*SOURCE MATERIAL*:
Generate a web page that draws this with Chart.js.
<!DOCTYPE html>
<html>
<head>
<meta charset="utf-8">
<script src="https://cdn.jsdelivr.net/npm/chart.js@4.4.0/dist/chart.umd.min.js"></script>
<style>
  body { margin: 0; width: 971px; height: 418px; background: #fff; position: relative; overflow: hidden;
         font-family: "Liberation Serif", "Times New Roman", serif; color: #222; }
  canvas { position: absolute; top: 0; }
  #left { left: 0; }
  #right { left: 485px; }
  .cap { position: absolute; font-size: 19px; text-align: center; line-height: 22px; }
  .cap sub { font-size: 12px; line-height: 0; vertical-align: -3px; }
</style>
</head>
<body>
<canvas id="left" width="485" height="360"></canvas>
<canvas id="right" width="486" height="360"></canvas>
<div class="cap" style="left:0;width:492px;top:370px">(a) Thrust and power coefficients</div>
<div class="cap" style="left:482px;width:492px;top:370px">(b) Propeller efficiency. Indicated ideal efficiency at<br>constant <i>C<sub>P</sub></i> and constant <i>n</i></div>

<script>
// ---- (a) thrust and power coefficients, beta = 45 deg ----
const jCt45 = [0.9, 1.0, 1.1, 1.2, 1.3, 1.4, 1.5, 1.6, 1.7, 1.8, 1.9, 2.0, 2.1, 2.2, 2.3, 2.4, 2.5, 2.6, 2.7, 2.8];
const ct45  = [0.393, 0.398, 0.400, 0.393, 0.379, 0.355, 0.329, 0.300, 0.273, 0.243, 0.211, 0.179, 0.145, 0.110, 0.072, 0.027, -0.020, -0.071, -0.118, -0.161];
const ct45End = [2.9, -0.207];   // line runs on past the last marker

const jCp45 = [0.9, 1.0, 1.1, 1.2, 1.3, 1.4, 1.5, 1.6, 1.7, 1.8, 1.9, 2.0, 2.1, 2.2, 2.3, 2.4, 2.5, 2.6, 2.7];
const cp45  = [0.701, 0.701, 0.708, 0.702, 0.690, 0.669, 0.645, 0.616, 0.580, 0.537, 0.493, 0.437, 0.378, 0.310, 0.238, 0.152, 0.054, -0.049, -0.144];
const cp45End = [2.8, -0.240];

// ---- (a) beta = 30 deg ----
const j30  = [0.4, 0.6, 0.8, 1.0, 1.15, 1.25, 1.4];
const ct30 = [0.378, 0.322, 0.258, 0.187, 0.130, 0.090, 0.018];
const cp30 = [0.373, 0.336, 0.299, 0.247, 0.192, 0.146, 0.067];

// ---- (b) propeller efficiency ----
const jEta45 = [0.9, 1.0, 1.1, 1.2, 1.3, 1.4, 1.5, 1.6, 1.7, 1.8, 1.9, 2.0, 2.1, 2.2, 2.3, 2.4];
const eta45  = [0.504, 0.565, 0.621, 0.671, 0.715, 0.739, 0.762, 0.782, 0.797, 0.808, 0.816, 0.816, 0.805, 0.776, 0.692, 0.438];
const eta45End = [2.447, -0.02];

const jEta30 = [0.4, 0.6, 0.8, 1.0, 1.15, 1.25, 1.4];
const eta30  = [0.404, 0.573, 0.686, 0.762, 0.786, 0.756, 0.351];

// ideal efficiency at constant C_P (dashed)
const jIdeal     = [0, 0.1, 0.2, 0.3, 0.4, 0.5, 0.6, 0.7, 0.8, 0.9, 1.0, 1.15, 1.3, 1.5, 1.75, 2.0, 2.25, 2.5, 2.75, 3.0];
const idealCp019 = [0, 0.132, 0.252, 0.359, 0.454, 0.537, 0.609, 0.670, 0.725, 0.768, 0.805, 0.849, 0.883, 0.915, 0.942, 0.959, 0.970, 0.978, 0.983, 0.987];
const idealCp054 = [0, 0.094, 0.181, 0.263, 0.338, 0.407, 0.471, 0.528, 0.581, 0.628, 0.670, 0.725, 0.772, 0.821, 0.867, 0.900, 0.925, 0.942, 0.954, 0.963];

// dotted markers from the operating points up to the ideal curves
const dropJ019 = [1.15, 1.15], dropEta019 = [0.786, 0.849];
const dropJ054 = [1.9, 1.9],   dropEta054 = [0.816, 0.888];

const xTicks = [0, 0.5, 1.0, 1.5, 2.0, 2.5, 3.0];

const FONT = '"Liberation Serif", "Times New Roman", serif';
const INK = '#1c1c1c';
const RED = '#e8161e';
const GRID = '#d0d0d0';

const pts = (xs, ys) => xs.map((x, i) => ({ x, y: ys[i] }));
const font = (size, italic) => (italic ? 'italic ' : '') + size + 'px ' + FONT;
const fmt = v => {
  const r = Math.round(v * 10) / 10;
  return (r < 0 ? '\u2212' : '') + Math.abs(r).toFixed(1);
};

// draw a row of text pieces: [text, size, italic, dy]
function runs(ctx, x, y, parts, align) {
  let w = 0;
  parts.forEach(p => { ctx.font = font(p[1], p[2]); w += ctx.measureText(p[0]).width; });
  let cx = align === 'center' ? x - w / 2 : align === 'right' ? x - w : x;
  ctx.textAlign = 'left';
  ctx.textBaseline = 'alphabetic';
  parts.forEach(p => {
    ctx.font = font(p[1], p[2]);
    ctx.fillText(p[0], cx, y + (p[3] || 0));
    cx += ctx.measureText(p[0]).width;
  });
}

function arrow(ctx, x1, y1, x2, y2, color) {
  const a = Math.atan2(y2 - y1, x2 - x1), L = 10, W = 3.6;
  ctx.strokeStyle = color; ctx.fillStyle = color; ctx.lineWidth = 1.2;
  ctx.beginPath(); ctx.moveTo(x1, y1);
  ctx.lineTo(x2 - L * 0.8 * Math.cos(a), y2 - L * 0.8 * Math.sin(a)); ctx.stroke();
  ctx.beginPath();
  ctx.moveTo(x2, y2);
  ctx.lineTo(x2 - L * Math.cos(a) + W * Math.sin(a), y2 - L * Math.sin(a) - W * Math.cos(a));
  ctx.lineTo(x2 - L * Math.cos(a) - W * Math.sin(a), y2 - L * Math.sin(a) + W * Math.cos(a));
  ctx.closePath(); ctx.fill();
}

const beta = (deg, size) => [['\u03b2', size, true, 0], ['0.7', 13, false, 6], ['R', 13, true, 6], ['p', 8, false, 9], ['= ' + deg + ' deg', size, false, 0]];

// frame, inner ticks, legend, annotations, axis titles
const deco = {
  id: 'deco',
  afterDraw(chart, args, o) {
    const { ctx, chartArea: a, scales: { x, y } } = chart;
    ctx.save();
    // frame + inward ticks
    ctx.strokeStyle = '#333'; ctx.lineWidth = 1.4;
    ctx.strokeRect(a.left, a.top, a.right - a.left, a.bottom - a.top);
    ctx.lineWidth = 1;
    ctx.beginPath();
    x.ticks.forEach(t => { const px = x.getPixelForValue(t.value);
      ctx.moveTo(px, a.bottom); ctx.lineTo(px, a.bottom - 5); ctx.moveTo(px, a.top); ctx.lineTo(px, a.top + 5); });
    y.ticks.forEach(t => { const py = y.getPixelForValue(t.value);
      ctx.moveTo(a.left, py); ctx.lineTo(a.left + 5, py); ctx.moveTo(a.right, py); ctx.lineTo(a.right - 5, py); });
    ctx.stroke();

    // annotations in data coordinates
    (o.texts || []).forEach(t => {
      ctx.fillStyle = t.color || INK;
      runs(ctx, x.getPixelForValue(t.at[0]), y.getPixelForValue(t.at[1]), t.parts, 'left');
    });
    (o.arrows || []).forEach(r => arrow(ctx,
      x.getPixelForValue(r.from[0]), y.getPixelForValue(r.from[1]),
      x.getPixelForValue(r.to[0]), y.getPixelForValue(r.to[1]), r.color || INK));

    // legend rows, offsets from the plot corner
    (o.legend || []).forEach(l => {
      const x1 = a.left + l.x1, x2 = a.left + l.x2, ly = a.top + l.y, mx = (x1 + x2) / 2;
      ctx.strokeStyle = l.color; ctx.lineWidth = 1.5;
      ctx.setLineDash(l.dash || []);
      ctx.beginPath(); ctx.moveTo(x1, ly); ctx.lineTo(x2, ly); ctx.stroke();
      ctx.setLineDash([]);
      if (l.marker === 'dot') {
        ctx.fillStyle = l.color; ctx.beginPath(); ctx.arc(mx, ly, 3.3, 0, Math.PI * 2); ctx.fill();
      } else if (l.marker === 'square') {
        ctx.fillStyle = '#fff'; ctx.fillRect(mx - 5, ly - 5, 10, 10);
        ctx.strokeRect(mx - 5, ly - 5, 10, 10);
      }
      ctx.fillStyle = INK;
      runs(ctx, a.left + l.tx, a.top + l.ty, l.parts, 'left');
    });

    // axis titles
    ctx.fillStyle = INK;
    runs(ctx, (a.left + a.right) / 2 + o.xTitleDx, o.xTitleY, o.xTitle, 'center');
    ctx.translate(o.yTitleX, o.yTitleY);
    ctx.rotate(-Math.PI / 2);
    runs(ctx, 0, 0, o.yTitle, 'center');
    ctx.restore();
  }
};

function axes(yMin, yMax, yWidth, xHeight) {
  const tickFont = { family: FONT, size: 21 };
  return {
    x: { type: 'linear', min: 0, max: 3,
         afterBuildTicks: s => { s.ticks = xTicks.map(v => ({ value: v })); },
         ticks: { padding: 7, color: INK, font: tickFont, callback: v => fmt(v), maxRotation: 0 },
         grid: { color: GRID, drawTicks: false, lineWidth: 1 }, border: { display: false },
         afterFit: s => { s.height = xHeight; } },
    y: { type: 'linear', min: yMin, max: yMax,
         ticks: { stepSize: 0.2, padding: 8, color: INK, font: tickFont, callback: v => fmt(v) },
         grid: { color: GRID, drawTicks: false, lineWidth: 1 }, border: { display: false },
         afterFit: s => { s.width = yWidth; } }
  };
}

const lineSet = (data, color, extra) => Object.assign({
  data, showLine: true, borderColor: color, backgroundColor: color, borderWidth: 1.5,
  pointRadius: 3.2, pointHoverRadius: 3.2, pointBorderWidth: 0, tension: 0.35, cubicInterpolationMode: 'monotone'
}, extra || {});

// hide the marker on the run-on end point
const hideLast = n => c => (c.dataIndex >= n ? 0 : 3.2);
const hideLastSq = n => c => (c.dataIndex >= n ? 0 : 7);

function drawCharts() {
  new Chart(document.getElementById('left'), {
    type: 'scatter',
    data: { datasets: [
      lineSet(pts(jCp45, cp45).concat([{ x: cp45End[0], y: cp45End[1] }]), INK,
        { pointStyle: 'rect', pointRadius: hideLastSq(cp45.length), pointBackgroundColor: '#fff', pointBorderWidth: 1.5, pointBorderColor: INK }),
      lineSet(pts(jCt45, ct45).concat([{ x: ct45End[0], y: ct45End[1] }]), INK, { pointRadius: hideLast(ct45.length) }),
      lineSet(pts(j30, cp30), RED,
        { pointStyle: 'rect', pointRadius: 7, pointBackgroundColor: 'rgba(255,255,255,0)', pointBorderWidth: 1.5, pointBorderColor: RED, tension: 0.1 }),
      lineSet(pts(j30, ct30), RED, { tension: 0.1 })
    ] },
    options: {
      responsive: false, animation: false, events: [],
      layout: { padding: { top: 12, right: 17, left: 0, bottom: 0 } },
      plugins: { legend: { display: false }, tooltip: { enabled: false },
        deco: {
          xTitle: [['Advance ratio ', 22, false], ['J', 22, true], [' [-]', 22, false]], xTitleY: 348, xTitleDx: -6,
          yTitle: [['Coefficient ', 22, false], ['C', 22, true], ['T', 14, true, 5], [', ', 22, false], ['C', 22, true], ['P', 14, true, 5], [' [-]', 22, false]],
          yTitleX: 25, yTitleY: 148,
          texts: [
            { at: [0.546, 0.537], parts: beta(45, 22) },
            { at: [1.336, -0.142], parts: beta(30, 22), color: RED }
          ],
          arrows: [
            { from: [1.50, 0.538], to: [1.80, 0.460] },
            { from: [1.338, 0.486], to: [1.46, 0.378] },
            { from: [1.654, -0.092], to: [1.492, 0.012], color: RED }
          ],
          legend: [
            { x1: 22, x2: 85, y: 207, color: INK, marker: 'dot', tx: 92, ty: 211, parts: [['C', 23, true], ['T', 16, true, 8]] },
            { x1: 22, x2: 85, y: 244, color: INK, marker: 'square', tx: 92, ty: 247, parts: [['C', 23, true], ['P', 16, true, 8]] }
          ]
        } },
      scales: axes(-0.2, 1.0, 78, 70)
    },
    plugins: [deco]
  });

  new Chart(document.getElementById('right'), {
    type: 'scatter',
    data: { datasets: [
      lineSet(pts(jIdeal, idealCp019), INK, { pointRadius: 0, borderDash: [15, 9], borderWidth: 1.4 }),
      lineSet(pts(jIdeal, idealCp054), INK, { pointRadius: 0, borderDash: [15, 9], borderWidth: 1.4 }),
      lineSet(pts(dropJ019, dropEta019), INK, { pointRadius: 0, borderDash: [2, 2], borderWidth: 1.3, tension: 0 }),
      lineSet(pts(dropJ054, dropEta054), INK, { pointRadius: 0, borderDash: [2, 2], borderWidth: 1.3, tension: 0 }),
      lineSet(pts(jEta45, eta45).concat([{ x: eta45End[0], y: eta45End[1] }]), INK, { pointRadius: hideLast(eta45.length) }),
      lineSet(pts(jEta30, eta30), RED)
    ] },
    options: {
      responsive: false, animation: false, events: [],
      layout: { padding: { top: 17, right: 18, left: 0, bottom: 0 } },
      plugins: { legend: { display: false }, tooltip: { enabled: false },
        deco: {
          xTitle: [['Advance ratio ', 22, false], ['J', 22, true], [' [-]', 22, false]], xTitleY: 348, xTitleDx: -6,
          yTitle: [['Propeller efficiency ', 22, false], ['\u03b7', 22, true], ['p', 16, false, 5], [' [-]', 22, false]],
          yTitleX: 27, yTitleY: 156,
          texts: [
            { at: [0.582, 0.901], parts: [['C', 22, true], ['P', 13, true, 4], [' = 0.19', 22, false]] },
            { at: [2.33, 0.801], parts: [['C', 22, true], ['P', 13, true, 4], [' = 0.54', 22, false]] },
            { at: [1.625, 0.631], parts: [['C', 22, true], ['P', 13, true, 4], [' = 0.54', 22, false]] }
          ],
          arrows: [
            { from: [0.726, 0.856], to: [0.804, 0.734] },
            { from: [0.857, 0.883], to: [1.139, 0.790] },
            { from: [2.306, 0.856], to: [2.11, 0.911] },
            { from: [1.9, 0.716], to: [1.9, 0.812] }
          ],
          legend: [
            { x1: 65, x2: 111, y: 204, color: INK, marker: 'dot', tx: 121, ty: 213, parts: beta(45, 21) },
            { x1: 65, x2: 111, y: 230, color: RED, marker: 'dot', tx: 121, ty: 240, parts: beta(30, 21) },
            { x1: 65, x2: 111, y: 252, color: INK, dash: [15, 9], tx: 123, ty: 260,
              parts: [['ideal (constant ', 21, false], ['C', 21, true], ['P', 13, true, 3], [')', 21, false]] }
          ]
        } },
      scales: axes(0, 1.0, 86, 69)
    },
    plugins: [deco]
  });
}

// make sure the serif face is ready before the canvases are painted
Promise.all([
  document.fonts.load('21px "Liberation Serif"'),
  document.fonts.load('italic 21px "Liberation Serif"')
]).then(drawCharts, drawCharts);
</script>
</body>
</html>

*WORK TO COMPLETE*:
Print from the first line through the line that contains "const eta45End = [2.447, -0.02];", please, including both, and leave out every line outside that stretch.

*RESPONSE*:
Generate a web page that draws this with Chart.js.
<!DOCTYPE html>
<html>
<head>
<meta charset="utf-8">
<script src="https://cdn.jsdelivr.net/npm/chart.js@4.4.0/dist/chart.umd.min.js"></script>
<style>
  body { margin: 0; width: 971px; height: 418px; background: #fff; position: relative; overflow: hidden;
         font-family: "Liberation Serif", "Times New Roman", serif; color: #222; }
  canvas { position: absolute; top: 0; }
  #left { left: 0; }
  #right { left: 485px; }
  .cap { position: absolute; font-size: 19px; text-align: center; line-height: 22px; }
  .cap sub { font-size: 12px; line-height: 0; vertical-align: -3px; }
</style>
</head>
<body>
<canvas id="left" width="485" height="360"></canvas>
<canvas id="right" width="486" height="360"></canvas>
<div class="cap" style="left:0;width:492px;top:370px">(a) Thrust and power coefficients</div>
<div class="cap" style="left:482px;width:492px;top:370px">(b) Propeller efficiency. Indicated ideal efficiency at<br>constant <i>C<sub>P</sub></i> and constant <i>n</i></div>

<script>
// ---- (a) thrust and power coefficients, beta = 45 deg ----
const jCt45 = [0.9, 1.0, 1.1, 1.2, 1.3, 1.4, 1.5, 1.6, 1.7, 1.8, 1.9, 2.0, 2.1, 2.2, 2.3, 2.4, 2.5, 2.6, 2.7, 2.8];
const ct45  = [0.393, 0.398, 0.400, 0.393, 0.379, 0.355, 0.329, 0.300, 0.273, 0.243, 0.211, 0.179, 0.145, 0.110, 0.072, 0.027, -0.020, -0.071, -0.118, -0.161];
const ct45End = [2.9, -0.207];   // line runs on past the last marker

const jCp45 = [0.9, 1.0, 1.1, 1.2, 1.3, 1.4, 1.5, 1.6, 1.7, 1.8, 1.9, 2.0, 2.1, 2.2, 2.3, 2.4, 2.5, 2.6, 2.7];
const cp45  = [0.701, 0.701, 0.708, 0.702, 0.690, 0.669, 0.645, 0.616, 0.580, 0.537, 0.493, 0.437, 0.378, 0.310, 0.238, 0.152, 0.054, -0.049, -0.144];
const cp45End = [2.8, -0.240];

// ---- (a) beta = 30 deg ----
const j30  = [0.4, 0.6, 0.8, 1.0, 1.15, 1.25, 1.4];
const ct30 = [0.378, 0.322, 0.258, 0.187, 0.130, 0.090, 0.018];
const cp30 = [0.373, 0.336, 0.299, 0.247, 0.192, 0.146, 0.067];

// ---- (b) propeller efficiency ----
const jEta45 = [0.9, 1.0, 1.1, 1.2, 1.3, 1.4, 1.5, 1.6, 1.7, 1.8, 1.9, 2.0, 2.1, 2.2, 2.3, 2.4];
const eta45  = [0.504, 0.565, 0.621, 0.671, 0.715, 0.739, 0.762, 0.782, 0.797, 0.808, 0.816, 0.816, 0.805, 0.776, 0.692, 0.438];
const eta45End = [2.447, -0.02];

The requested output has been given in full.